## [To be done]
Reproduce from the records below, with no pictures, exactly the lines between the one containing "Emit a Python" and the one containing "import plotly.graph_objects as go", inclusive.

··· Listed entries ···

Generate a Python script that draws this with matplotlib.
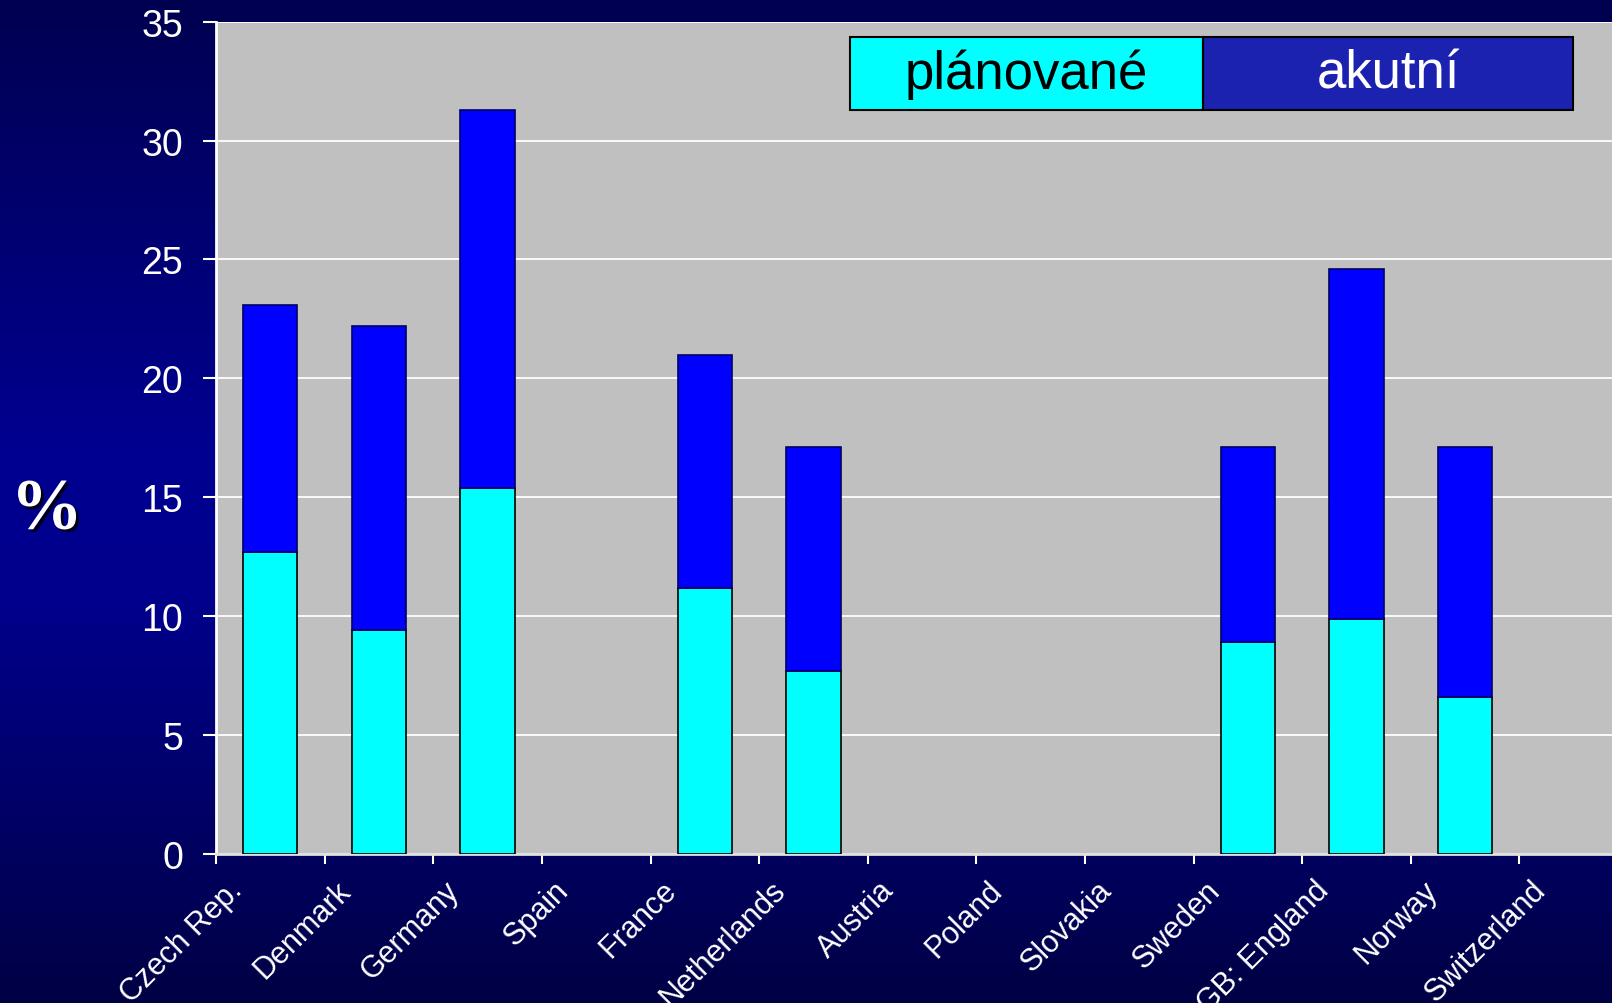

···
··· Listed entries ···

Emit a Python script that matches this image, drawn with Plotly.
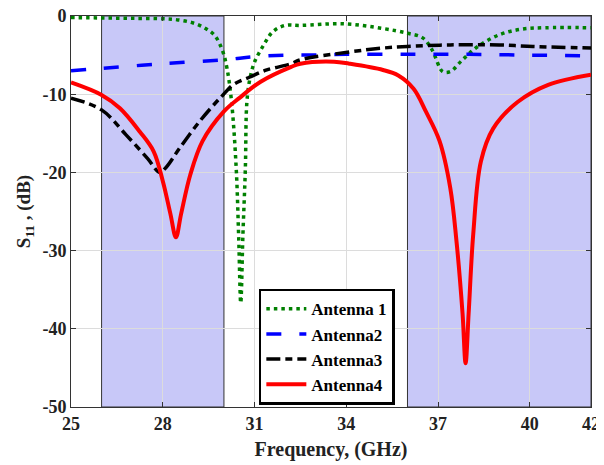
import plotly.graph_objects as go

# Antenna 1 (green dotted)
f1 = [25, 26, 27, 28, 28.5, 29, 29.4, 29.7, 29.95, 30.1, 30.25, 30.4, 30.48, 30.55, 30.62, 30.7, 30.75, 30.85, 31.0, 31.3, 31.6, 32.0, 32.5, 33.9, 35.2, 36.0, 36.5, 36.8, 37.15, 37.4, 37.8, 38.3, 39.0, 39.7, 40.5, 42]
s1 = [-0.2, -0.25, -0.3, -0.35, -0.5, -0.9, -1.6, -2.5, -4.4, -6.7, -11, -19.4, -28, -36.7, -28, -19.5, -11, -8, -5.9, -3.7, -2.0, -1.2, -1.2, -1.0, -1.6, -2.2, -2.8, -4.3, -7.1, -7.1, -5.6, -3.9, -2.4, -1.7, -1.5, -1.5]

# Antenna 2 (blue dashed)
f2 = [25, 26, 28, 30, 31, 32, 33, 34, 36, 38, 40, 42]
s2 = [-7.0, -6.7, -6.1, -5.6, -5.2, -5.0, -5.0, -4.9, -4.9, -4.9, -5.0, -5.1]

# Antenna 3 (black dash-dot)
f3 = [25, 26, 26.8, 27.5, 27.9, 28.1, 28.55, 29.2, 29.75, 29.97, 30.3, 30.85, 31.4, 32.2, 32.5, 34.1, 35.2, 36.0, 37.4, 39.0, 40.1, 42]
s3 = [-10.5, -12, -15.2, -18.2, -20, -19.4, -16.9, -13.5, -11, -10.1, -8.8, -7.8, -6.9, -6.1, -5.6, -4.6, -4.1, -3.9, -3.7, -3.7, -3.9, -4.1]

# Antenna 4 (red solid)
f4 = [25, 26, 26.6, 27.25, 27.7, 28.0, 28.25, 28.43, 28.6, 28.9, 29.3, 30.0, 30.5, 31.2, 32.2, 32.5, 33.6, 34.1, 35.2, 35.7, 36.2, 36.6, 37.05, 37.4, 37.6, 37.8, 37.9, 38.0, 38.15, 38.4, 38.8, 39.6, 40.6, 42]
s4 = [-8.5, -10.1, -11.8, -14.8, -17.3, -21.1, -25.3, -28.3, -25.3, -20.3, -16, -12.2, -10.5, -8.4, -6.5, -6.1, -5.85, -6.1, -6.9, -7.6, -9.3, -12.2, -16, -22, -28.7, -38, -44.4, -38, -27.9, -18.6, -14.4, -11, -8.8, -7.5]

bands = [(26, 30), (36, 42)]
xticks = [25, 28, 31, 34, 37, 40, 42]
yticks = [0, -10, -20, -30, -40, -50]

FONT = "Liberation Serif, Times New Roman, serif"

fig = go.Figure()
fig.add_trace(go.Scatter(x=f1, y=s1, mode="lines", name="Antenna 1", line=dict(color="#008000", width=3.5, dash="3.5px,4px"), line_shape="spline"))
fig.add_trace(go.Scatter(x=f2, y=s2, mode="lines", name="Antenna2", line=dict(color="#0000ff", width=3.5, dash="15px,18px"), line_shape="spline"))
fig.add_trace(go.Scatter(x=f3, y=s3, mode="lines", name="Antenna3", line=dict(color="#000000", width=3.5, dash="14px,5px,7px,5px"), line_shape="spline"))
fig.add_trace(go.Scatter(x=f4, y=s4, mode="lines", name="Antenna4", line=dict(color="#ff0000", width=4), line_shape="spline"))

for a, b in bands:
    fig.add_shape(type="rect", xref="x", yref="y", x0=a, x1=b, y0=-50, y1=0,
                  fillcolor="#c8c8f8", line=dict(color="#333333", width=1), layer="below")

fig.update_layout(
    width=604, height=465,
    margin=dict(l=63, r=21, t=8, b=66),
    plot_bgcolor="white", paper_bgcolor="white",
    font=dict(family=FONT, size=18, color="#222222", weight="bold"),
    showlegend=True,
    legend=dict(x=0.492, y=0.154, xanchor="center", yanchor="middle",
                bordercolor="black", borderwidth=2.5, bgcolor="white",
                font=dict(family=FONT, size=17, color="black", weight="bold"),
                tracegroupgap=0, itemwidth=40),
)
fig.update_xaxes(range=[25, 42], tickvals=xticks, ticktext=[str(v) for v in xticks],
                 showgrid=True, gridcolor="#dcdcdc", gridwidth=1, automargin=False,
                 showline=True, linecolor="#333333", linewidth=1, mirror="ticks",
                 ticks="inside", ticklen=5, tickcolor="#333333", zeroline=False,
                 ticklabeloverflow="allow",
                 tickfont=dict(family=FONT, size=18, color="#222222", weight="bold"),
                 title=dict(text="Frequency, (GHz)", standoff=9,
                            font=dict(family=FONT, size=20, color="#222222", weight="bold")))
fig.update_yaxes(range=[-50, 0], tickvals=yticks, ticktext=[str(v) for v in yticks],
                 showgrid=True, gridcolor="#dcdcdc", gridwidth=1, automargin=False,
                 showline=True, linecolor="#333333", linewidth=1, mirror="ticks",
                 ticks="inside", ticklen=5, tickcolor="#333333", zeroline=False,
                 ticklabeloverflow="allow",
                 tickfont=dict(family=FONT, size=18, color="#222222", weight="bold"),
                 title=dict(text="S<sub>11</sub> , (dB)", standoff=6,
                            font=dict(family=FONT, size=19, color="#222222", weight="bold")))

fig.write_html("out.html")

···

## [Task response]
Emit a Python script that matches this image, drawn with Plotly.
import plotly.graph_objects as go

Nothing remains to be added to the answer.